In the process, I also had to let go of about 10 years of content for beautiful summer morning. And again, it was like the universe was testing me to step up and release and accept. Now you’ve accepted this, now you need to accept this and now you need to let go of this, right? But each step of the way brought me closer back to having my website back, which is up and running and running nicely now.

And even though there’s been challenges in between that time and now, it’s been a process of learning to accept. And it’s one of the lessons the universe has been teaching me to accept, to accept, to accept things as they are. And when you do that, you really do release the tension, the suffering, the anxiety, all those things that churn when we are fighting against something.

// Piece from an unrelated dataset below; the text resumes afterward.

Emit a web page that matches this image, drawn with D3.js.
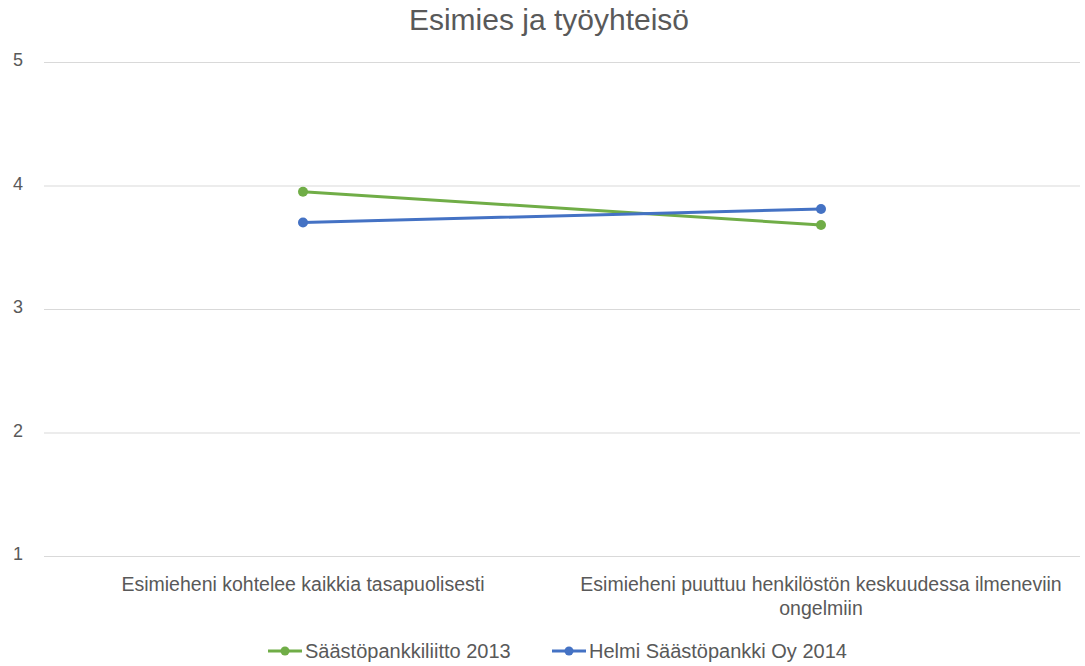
<!DOCTYPE html>
<html><head><meta charset="utf-8">
<script src="https://cdn.jsdelivr.net/npm/d3@7"></script>
<style>body{margin:0;background:#fff}</style>
</head><body>
<svg id="c" width="1085" height="666"></svg>
<script>
const title = "Esimies ja työyhteisö";
const categories = [
  ["Esimieheni kohtelee kaikkia tasapuolisesti"],
  ["Esimieheni puuttuu henkilöstön keskuudessa ilmeneviin", "ongelmiin"]
];
const seriesNames = ["Säästöpankkiliitto 2013", "Helmi Säästöpankki Oy 2014"];
const seriesColors = ["#70AD47", "#4472C4"];
const values2013 = [3.95, 3.68];
const values2014 = [3.70, 3.81];
const yTicks = [1, 2, 3, 4, 5];

const font = "'Liberation Sans', Arial, sans-serif";
const svg = d3.select("#c");
const x = d3.scaleBand().domain(d3.range(categories.length)).range([44, 1080]);
const y = d3.scaleLinear().domain([1, 5]).range([556, 62]);

svg.append("text").attr("x", 549).attr("y", 30).attr("text-anchor", "middle")
  .attr("font-family", font).attr("font-size", 30).attr("fill", "#595959").text(title);

const yAxis = d3.axisLeft(y).tickValues(yTicks).tickSize(-(1080 - 44)).tickPadding(21).tickFormat(d3.format("d"));
const ga = svg.append("g").attr("transform", "translate(44,0)").call(yAxis);
ga.select(".domain").remove();
ga.selectAll(".tick line").attr("stroke", "#d9d9d9").attr("stroke-width", 1);
ga.selectAll(".tick text").attr("font-family", font).attr("font-size", 18).attr("fill", "#595959").attr("dy", "0.2em");

const xAxis = d3.axisBottom(x).tickSize(0).tickFormat(() => "");
const gx = svg.append("g").attr("transform", "translate(0,556)").call(xAxis);
gx.select(".domain").remove();
gx.selectAll(".tick").each(function(d) {
  const t = d3.select(this).select("text").text(null)
    .attr("font-family", font).attr("font-size", 19.5).attr("fill", "#595959").attr("y", 35).attr("dy", 0);
  categories[d].forEach((ln, i) => t.append("tspan").attr("x", 0).attr("dy", i ? 24 : 0).text(ln));
});

const data = [values2013, values2014];
const line = d3.line().x((d, i) => x(i) + x.bandwidth() / 2).y(d => y(d));
data.forEach((vals, si) => {
  svg.append("path").datum(vals).attr("d", line).attr("fill", "none")
    .attr("stroke", seriesColors[si]).attr("stroke-width", 3).attr("stroke-linecap", "round");
  svg.selectAll(null).data(vals).enter().append("circle")
    .attr("cx", (d, i) => x(i) + x.bandwidth() / 2).attr("cy", d => y(d)).attr("r", 5)
    .attr("fill", seriesColors[si]);
});

const legendX = [268, 552];
seriesNames.forEach((n, i) => {
  const g = svg.append("g").attr("transform", `translate(${legendX[i]},651)`);
  g.append("line").attr("x1", 0).attr("x2", 34).attr("stroke", seriesColors[i]).attr("stroke-width", 3);
  g.append("circle").attr("cx", 17).attr("r", 4.5).attr("fill", seriesColors[i]);
  g.append("text").attr("x", 37).attr("y", 7).attr("font-family", font).attr("font-size", 20)
    .attr("fill", "#595959").text(n);
});
</script>
</body></html>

So this morning is an exercise for our Sunday love and I always like to give some practical thing that you can do to work on it is to think about a time where you did accept and what happened the moment you accepted something. And then I want you to think about something that you’re not accepting right now. There’s something in your life you’re probably fighting against.

Maybe you’re not even conscious that you’re fighting against it and have a look inside and see if you can find that something. We are in a constant learning situation about accepting and letting go. It’s part of our life.

As Lao Tzu says, it’s a series of natural and spontaneous changes that are occurring in our life at all times. So what is it you’re struggling against right now in this moment? And when you find that, take a few moments to journal about it. What is it you’re not accepting? Why are you struggling against it? What would happen if you let it go and see if it might release something within you and allow you to accept that thing and be prepared for the universe to then come back and give you something else.

In his wonderful book, Michael Singer talks about this in The Surrender Experiment, he begins at a lower level of acceptance. And as he gets there, the universe is escalating his acceptance. And he talks about the process of letting go and allowing and surrendering.

And it’s amazing what happens in his life because he lets go. It’s a great book. I’ll put a link to it below.

It’s an Amazon affiliate link. So if you click on it and buy the book, I do get a small commission. And that helps fund beautiful summer morning.

At the very least, it helps fund my coffee budget. So for that, I would be very appreciative. Anyway, think about this.

Think about things you might not be accepting in your life and have an awesome, beautiful Sunday. And remember to always dream big and to live inspired. Thank you.

End of Transcript for Lessons in Acceptance.